- [Exercise requirements]:
Starting with the first line of the data below, copy each line up to and including the one containing "(frameTL) -- (frameTR);". Pictures stay out.

- [Provided data]:
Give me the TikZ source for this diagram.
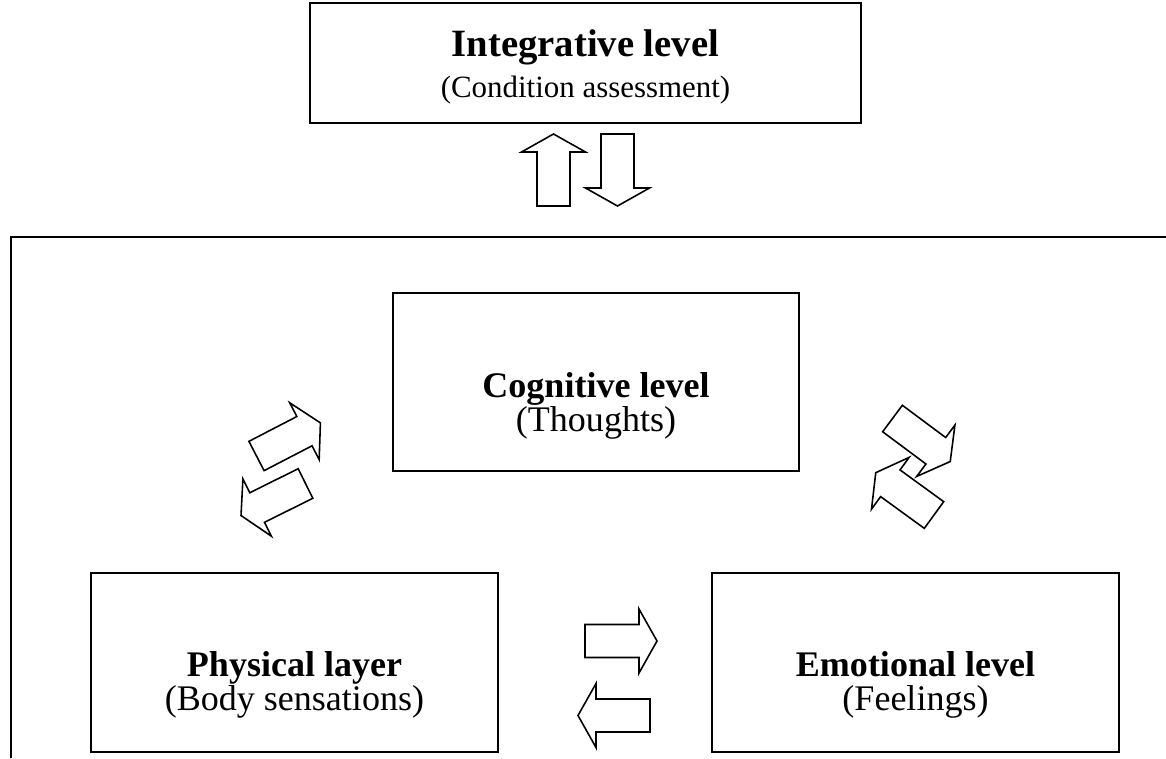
\documentclass[tikz,border=0pt]{standalone}
\usepackage{fontspec}
\setmainfont{Liberation Serif}
\usepackage{tikz}

\begin{document}
\begin{tikzpicture}[x=0.02cm,y=0.02cm,
    levelbox/.style={rectangle, draw, line width=1.1pt, inner sep=0pt},
    leveltext/.style={align=center, font={\fontsize{20.5}{19}\selectfont}},
    blockarrow/.pic={
        \draw[line width=0.9pt, line join=miter]
            (0,-16.5) -- (54,-16.5) -- (54,-32) -- (72,0) -- (54,32)
            -- (54,16.5) -- (0,16.5) -- cycle;
    }]
    \useasboundingbox (0,0) rectangle (1166,-758);

    % outer frame (runs off the page)
    \coordinate (frameBL) at (11,-758);
    \coordinate (frameTL) at (11,-237);
    \coordinate (frameTR) at (1166,-237);
    \draw[line width=1.1pt] (frameBL) -- (frameTL) -- (frameTR);

    \node[levelbox, minimum width=11.02cm, minimum height=2.4cm] (integ) at (585.5,-63) {};
    \node[align=center] (integtxt) at (585.5,-67)
        {{\fontsize{22}{26}\selectfont\bfseries Integrative level}\\[5pt]
         {\fontsize{17.6}{20}\selectfont (Condition assessment)}};

    \node[levelbox, minimum width=8.12cm, minimum height=3.56cm] (cog) at (596,-382) {};
    \node[leveltext] (cogtxt) at (596,-406) {\textbf{Cognitive level}\\(Thoughts)};

    \node[levelbox, minimum width=8.14cm, minimum height=3.58cm] (phys) at (294.5,-662.5) {};
    \node[leveltext] (phystxt) at (294.5,-685) {\textbf{Physical layer}\\(Body sensations)};

    \node[levelbox, minimum width=8.14cm, minimum height=3.58cm] (emo) at (915.5,-662.5) {};
    \node[leveltext] (emotxt) at (915.5,-685) {\textbf{Emotional level}\\(Feelings)};

    % block arrows
    \pic[rotate=90]    at (553.5,-206) {blockarrow};
    \pic[rotate=-90]   at (617.5,-134) {blockarrow};
    \pic[rotate=27.4]  at (256.5,-456) {blockarrow};
    \pic[rotate=206.4] at (305.5,-483.5) {blockarrow};
    \pic[rotate=-36.7] at (892.5,-418.5) {blockarrow};
    \pic[rotate=144]   at (934,-515) {blockarrow};
    \pic               at (585,-641) {blockarrow};
    \pic[rotate=180]   at (650,-715.5) {blockarrow};
\end{tikzpicture}
\end{document}
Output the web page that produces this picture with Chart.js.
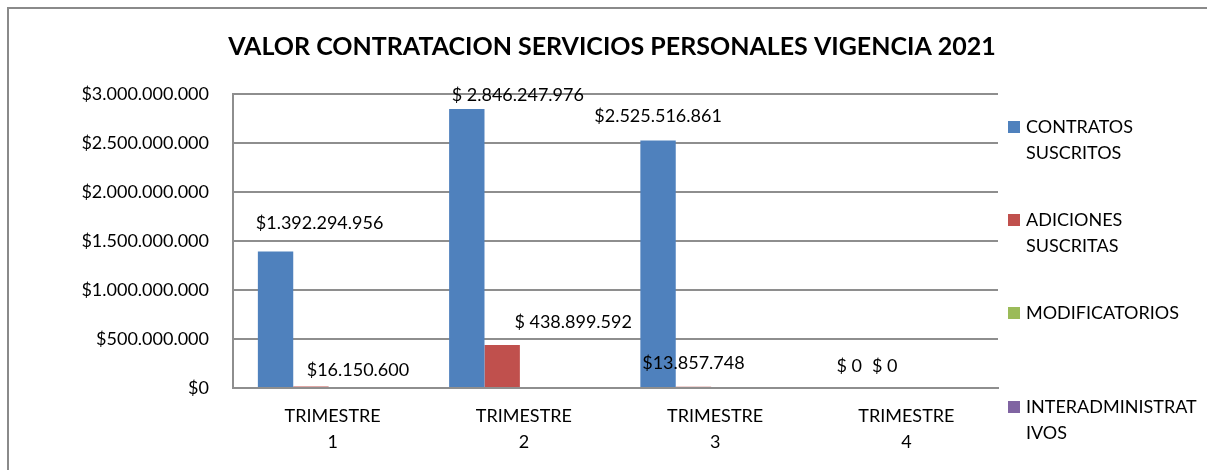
<!DOCTYPE html>
<html><head><meta charset="utf-8">
<script src="https://cdn.jsdelivr.net/npm/chart.js@4.4.1/dist/chart.umd.min.js"></script>
<style>html,body{margin:0;padding:0;background:#fff}#wrap{position:relative;width:1207px;height:470px}</style>
</head><body><div id="wrap"><canvas id="c" width="1207" height="470" style="width:1207px;height:470px"></canvas></div>
<script>
// ---- data ----
const chartTitle = 'VALOR CONTRATACION SERVICIOS PERSONALES VIGENCIA 2021';
const categories = [['TRIMESTRE','1'],['TRIMESTRE','2'],['TRIMESTRE','3'],['TRIMESTRE','4']];
const seriesNames = [['CONTRATOS','SUSCRITOS'],['ADICIONES','SUSCRITAS'],['MODIFICATORIOS'],['INTERADMINISTRAT','IVOS']];
const contratos = [1392294956, 2846247976, 2525516861, 0];
const adiciones = [16150600, 438899592, 13857748, 0];
const modificatorios = [null, null, null, null];
const interadministrativos = [null, null, null, null];
const yTickValues = [0, 500000000, 1000000000, 1500000000, 2000000000, 2500000000, 3000000000];
// label currency spacing as written in the picture
const contratosLabelSpace = ['', ' ', '', ' '];
const adicionesLabelSpace = ['', ' ', '', ' '];

// ---- style ----
const FONT = 'Lato';
const colors = ['#4F81BD', '#C0504D', '#9BBB59', '#8064A2'];
const labelOffsets = [
  [[44,-28],[51,-14],[0,-24],[0,-22]],
  [[47,-16],[71,-23],[0,-23],[0,-22]]
];

function dots(n){ return String(Math.round(n)).replace(/\B(?=(\d{3})+(?!\d))/g,'.'); }

const frameAndExtras = {
  id: 'extras',
  beforeDraw(chart){
    const ctx = chart.ctx;
    ctx.save();
    ctx.fillStyle = '#fff';
    ctx.fillRect(0,0,chart.width,chart.height);
    ctx.strokeStyle = '#8a8a8a';
    ctx.lineWidth = 2;
    ctx.beginPath();
    ctx.moveTo(8, chart.height); ctx.lineTo(8, 8); ctx.lineTo(chart.width, 8);
    ctx.stroke();
    ctx.restore();
  },
  afterDraw(chart){
    const ctx = chart.ctx;
    ctx.save();
    // title
    ctx.fillStyle = '#000';
    ctx.font = 'bold 25px ' + FONT;
    ctx.textAlign = 'center';
    ctx.textBaseline = 'middle';
    ctx.fillText(chartTitle, 612, 47);
    // data labels
    ctx.font = '18px ' + FONT;
    const spaces = [contratosLabelSpace, adicionesLabelSpace];
    [0,1].forEach(di => {
      const meta = chart.getDatasetMeta(di);
      const vals = chart.data.datasets[di].data;
      meta.data.forEach((bar, i) => {
        if (vals[i] === null) return;
        const off = labelOffsets[di][i];
        ctx.fillText('$' + spaces[di][i] + dots(vals[i]), bar.x + off[0], bar.y + off[1]);
      });
    });
    // legend
    const legendY = [127, 220, 313, 407];
    ctx.textAlign = 'left';
    chart.data.datasets.forEach((ds, i) => {
      ctx.fillStyle = ds.backgroundColor;
      ctx.fillRect(1008, legendY[i] - 6, 12, 12);
      ctx.fillStyle = '#000';
      ds.label.forEach((line, j) => ctx.fillText(line, 1026, legendY[i] + j * 26));
    });
    ctx.restore();
  }
};

const datasets = [contratos, adiciones, modificatorios, interadministrativos].map((d, i) => ({
  label: seriesNames[i], data: d, backgroundColor: colors[i], borderWidth: 0,
  categoryPercentage: 0.74, barPercentage: 1.0
}));

new Chart(document.getElementById('c'), {
  type: 'bar',
  data: { labels: categories, datasets },
  plugins: [frameAndExtras],
  options: {
    responsive: false, animation: false, devicePixelRatio: 1,
    layout: { padding: { top: 94, right: 209, bottom: 0, left: 0 } },
    plugins: { legend: { display: false }, title: { display: false }, tooltip: { enabled: false } },
    scales: {
      x: {
        grid: { display: false, drawTicks: false },
        border: { display: true, color: '#8e8e8e', width: 2 },
        ticks: { color: '#000', padding: 16, labelOffset: 4, font: { family: FONT, size: 18, lineHeight: 1.4 } },
        afterFit(s){ s.height = 82; }
      },
      y: {
        min: 0, max: 3000000000,
        afterBuildTicks(s){ s.ticks = yTickValues.map(v => ({ value: v })); },
        grid: { color: '#8e8e8e', lineWidth: 2, drawTicks: false },
        border: { display: true, color: '#8e8e8e', width: 2 },
        ticks: { color: '#000', padding: 24, font: { family: FONT, size: 18 }, callback: v => '$' + dots(v) },
        afterFit(s){ s.width = 233; }
      }
    }
  }
});
</script>
</body></html>
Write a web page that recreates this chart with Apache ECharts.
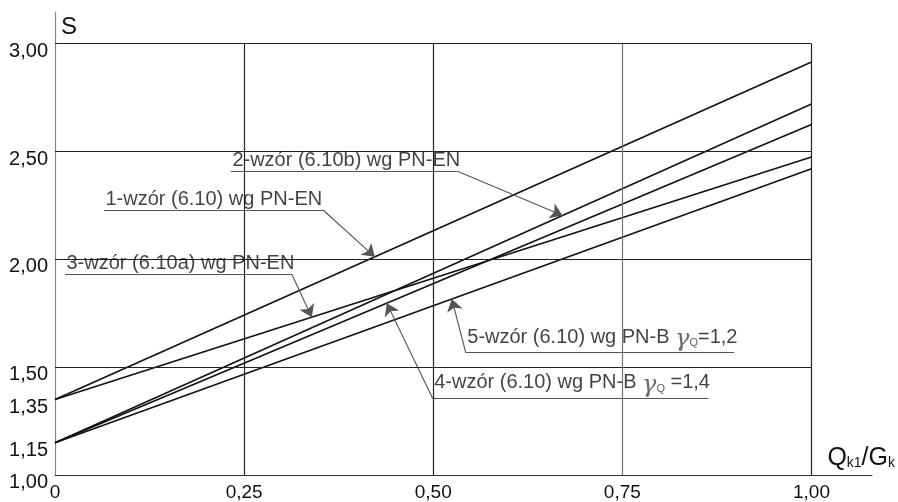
<!DOCTYPE html>
<html>
<head>
<meta charset="utf-8">
<script src="https://cdn.jsdelivr.net/npm/echarts@6/dist/echarts.min.js"></script>
<style>
html,body{margin:0;padding:0;background:#fff;}
#chart{width:898px;height:502px;}
</style>
</head>
<body>
<div id="chart"></div>
<script>
// ---- data ----
const xPoints = [0, 1.00];
const line1 = [1.35, 2.915]; // 1 - wzór (6.10) PN-EN
const line2 = [1.15, 2.72];  // 2 - wzór (6.10b) PN-EN
const line3 = [1.35, 2.475]; // 3 - wzór (6.10a) PN-EN
const line4 = [1.15, 2.625]; // 4 - wzór (6.10) PN-B γQ=1,4
const line5 = [1.15, 2.42];  // 5 - wzór (6.10) PN-B γQ=1,2
const seriesLines = [line1, line2, line3, line4, line5];

const xTicks = [0, 0.25, 0.5, 0.75, 1.0];
const yTicks = [1.0, 1.15, 1.35, 1.5, 2.0, 2.5, 3.0];
const xGrid = [0.25, 0.5, 0.75, 1.0];
const yGrid = [1.5, 2.0, 2.5, 3.0];

// annotations (leader labels)
const annTexts = [
  '{t|1-wzór (6.10) wg PN-EN}',
  '{t|2-wzór (6.10b) wg PN-EN}',
  '{t|3-wzór (6.10a) wg PN-EN}',
  '{t|4-wzór (6.10) wg PN-B }{g|γ}{s|Q}{t| =1,4}',
  '{t|5-wzór (6.10) wg PN-B }{g|γ}{s|Q}{t|=1,2}'
];
const annLevel  = [2.230, 2.408, 1.931, 1.355, 1.567];
const annStartX = [0.0647, 0.2325, 0.0132, 0.4993, 0.543];
const annEndX   = [0.354, 0.532, 0.313, 0.864, 0.898];
const annTipX   = [0.4227, 0.671, 0.3395, 0.4386, 0.5245];
const annArrowFromStart = [false, false, false, true, true];

// ---- build ----
const fmt = v => v === 0 ? '0' : v.toFixed(2).replace('.', ',');
function lineAt(line, x) {
  return line[0] + (line[1] - line[0]) * (x - xPoints[0]) / (xPoints[1] - xPoints[0]);
}

const gridData = [];
yGrid.forEach(v => gridData.push([{coord: [0, v]}, {coord: [1, v]}]));
xGrid.forEach(v => gridData.push([{coord: [v, 1], lineStyle: v === 0.75 ? {color: '#777'} : {}}, {coord: [v, 3]}]));

const series = [];
seriesLines.forEach((line, i) => {
  series.push({
    type: 'line',
    name: 'S' + (i + 1),
    data: xPoints.map((x, j) => [x, line[j]]),
    showSymbol: false,
    silent: true,
    lineStyle: {color: '#111', width: 1.6},
    z: 3,
    markLine: i === 0 ? {
      silent: true,
      symbol: ['none', 'none'],
      label: {show: false},
      lineStyle: {color: '#222', width: 1.2, type: 'solid'},
      data: gridData,
      animation: false
    } : undefined
  });
});

const underlineData = [];
const arrowData = [];
annTexts.forEach((t, i) => {
  const tipY = lineAt(seriesLines[i], annTipX[i]);
  const y = annLevel[i];
  underlineData.push({coords: [[annStartX[i], y], [annEndX[i], y]]});
  const from = annArrowFromStart[i] ? annStartX[i] : annEndX[i];
  arrowData.push({coords: [[from, y], [annTipX[i], tipY]]});
});
series.push({
  type: 'lines',
  coordinateSystem: 'cartesian2d',
  silent: true,
  symbol: ['none', 'none'],
  lineStyle: {color: '#555', width: 1.1, opacity: 1},
  data: underlineData,
  z: 4
});
series.push({
  type: 'lines',
  coordinateSystem: 'cartesian2d',
  silent: true,
  symbol: ['none', 'arrow'],
  symbolSize: [5, 12],
  lineStyle: {color: '#555', width: 1.1, opacity: 1},
  data: arrowData,
  z: 4
});

const richStyle = {
  t: {fontFamily: 'Liberation Sans', fontSize: 20, color: '#111'},
  g: {fontFamily: 'DejaVu Serif', fontSize: 24, fontStyle: 'italic', color: '#444', padding: [6, 0, 0, 0]},
  s: {fontFamily: 'Liberation Sans', fontSize: 11, color: '#333', padding: [12, 0, 0, 0]}
};
series.push({
  type: 'scatter',
  silent: true,
  symbolSize: 1,
  itemStyle: {color: 'transparent'},
  data: annTexts.map((t, i) => ({
    value: [annStartX[i], annLevel[i]],
    label: {
      show: true,
      formatter: t,
      position: [2, 0],
      align: 'left',
      verticalAlign: 'bottom',
      rich: richStyle
    }
  })),
  z: 5
});

const chart = echarts.init(document.getElementById('chart'));
chart.setOption({
  animation: false,
  backgroundColor: '#fff',
  grid: {left: 55, right: 25, top: 12, bottom: 24},
  xAxis: {
    type: 'value',
    min: 0,
    max: 1.08,
    name: '{q|Q}{sub|k1}{q|/G}{sub|k}',
    nameLocation: 'end',
    nameGap: 23,
    nameTextStyle: {
      align: 'right',
      verticalAlign: 'bottom',
      padding: [0, 0, 4, 0],
      rich: {
        q: {fontFamily: 'Liberation Sans', fontSize: 25, color: '#111'},
        sub: {fontFamily: 'Liberation Sans', fontSize: 14, color: '#111', padding: [10, 0, 0, 0]}
      }
    },
    axisLine: {show: true, lineStyle: {color: '#333', width: 1.2}},
    axisTick: {show: false},
    splitLine: {show: false},
    axisLabel: {
      customValues: xTicks,
      formatter: fmt,
      fontFamily: 'Liberation Sans',
      fontSize: 19,
      color: '#111',
      margin: 8
    }
  },
  yAxis: {
    type: 'value',
    min: 1,
    max: 3.147,
    name: 'S',
    nameLocation: 'end',
    nameGap: -3,
    nameTextStyle: {
      fontFamily: 'Liberation Sans',
      fontSize: 24,
      color: '#111',
      align: 'left',
      verticalAlign: 'top',
      padding: [0, 0, 0, 6]
    },
    axisLine: {show: true, lineStyle: {color: '#888', width: 1.2}},
    axisTick: {show: false},
    splitLine: {show: false},
    axisLabel: {
      customValues: yTicks,
      formatter: fmt,
      fontFamily: 'Liberation Sans',
      fontSize: 20,
      lineHeight: 15,
      color: '#111',
      margin: 7,
      verticalAlign: 'top'
    }
  },
  series: series
});
</script>
</body>
</html>
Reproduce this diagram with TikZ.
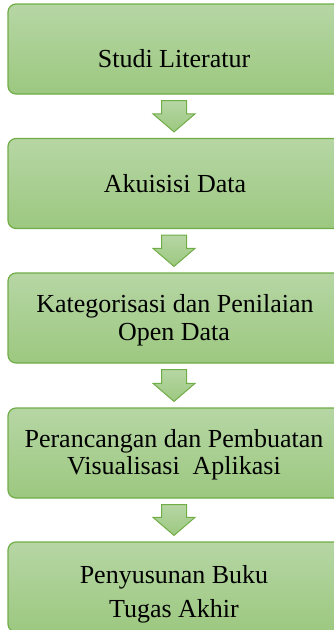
\documentclass[tikz,border=0pt]{standalone}
\usepackage{fontspec}
\setmainfont{Liberation Serif}
\usetikzlibrary{calc}

\definecolor{stepline}{RGB}{112,173,71}
\definecolor{steptop}{RGB}{182,214,164}
\definecolor{stepbottom}{RGB}{156,200,128}

\tikzset{
  stepbox/.style={rectangle, rounded corners=8pt, draw=stepline, line width=1.2pt,
    top color=steptop, bottom color=stepbottom,
    minimum width=337pt, minimum height=90pt, inner sep=0pt},
  steptext/.style={anchor=base, inner sep=0pt, font=\fontsize{26}{27}\selectfont, text=black},
  % block arrow from the bottom of one box to the top of the next,
  % its axis set 2.5pt left of the box centre line
  blockarrow/.style={draw=stepline, line width=1pt, line join=miter,
    top color=steptop, bottom color=stepbottom,
    to path={
      let \p1=($(\tikztostart.south)+(-2.5pt,0)$), \p2=(\tikztotarget.north) in
      (\x1-12.5pt,\y1-6pt) -- (\x1+12.5pt,\y1-6pt) -- (\x1+12.5pt,\y2+24pt)
      -- (\x1+21pt,\y2+24pt) -- (\x1,\y2+6pt) -- (\x1-21pt,\y2+24pt)
      -- (\x1-12.5pt,\y2+24pt) -- cycle}}
}

\begin{document}
\begin{tikzpicture}[x=1pt, y=-1pt]
  \useasboundingbox (0,0) rectangle (334,630);
  \begin{scope}
    \clip (0,0) rectangle (334,630);

    % process boxes (they run past the right and bottom edges)
    \node[stepbox] (b1) at (176.5,49)  {};
    \node[stepbox] (b2) at (176.5,183.5) {};
    \node[stepbox] (b3) at (176.5,318) {};
    \node[stepbox] (b4) at (176.5,453) {};
    \node[stepbox] (b5) at (176.5,587) {};

    % block arrows between the steps
    \path[blockarrow] (b1) to (b2);
    \path[blockarrow] (b2) to (b3);
    \path[blockarrow] (b3) to (b4);
    \path[blockarrow] (b4) to (b5);

    % step labels
    \node[steptext] (t1)  at (174,67)  {Studi Literatur};
    \node[steptext] (t2)  at (175,192) {Akuisisi Data};
    \node[steptext] (t3a) at (175,312) {Kategorisasi dan Penilaian};
    \node[steptext] (t3b) at (174,340) {Open Data};
    \node[steptext] (t4a) at (174,447) {Perancangan dan Pembuatan};
    \node[steptext] (t4b) at (174,474) {Visualisasi\ \ Aplikasi};
    \node[steptext] (t5a) at (174,583) {Penyusunan Buku};
    \node[steptext] (t5b) at (174,617) {Tugas Akhir};
  \end{scope}
\end{tikzpicture}
\end{document}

- [Worked solution]:
Give me the TikZ source for this diagram.
\documentclass[tikz,border=0pt]{standalone}
\usepackage{fontspec}
\setmainfont{Liberation Serif}
\usepackage{tikz}

\begin{document}
\begin{tikzpicture}[x=0.02cm,y=0.02cm,
    levelbox/.style={rectangle, draw, line width=1.1pt, inner sep=0pt},
    leveltext/.style={align=center, font={\fontsize{20.5}{19}\selectfont}},
    blockarrow/.pic={
        \draw[line width=0.9pt, line join=miter]
            (0,-16.5) -- (54,-16.5) -- (54,-32) -- (72,0) -- (54,32)
            -- (54,16.5) -- (0,16.5) -- cycle;
    }]
    \useasboundingbox (0,0) rectangle (1166,-758);

    % outer frame (runs off the page)
    \coordinate (frameBL) at (11,-758);
    \coordinate (frameTL) at (11,-237);
    \coordinate (frameTR) at (1166,-237);
    \draw[line width=1.1pt] (frameBL) -- (frameTL) -- (frameTR);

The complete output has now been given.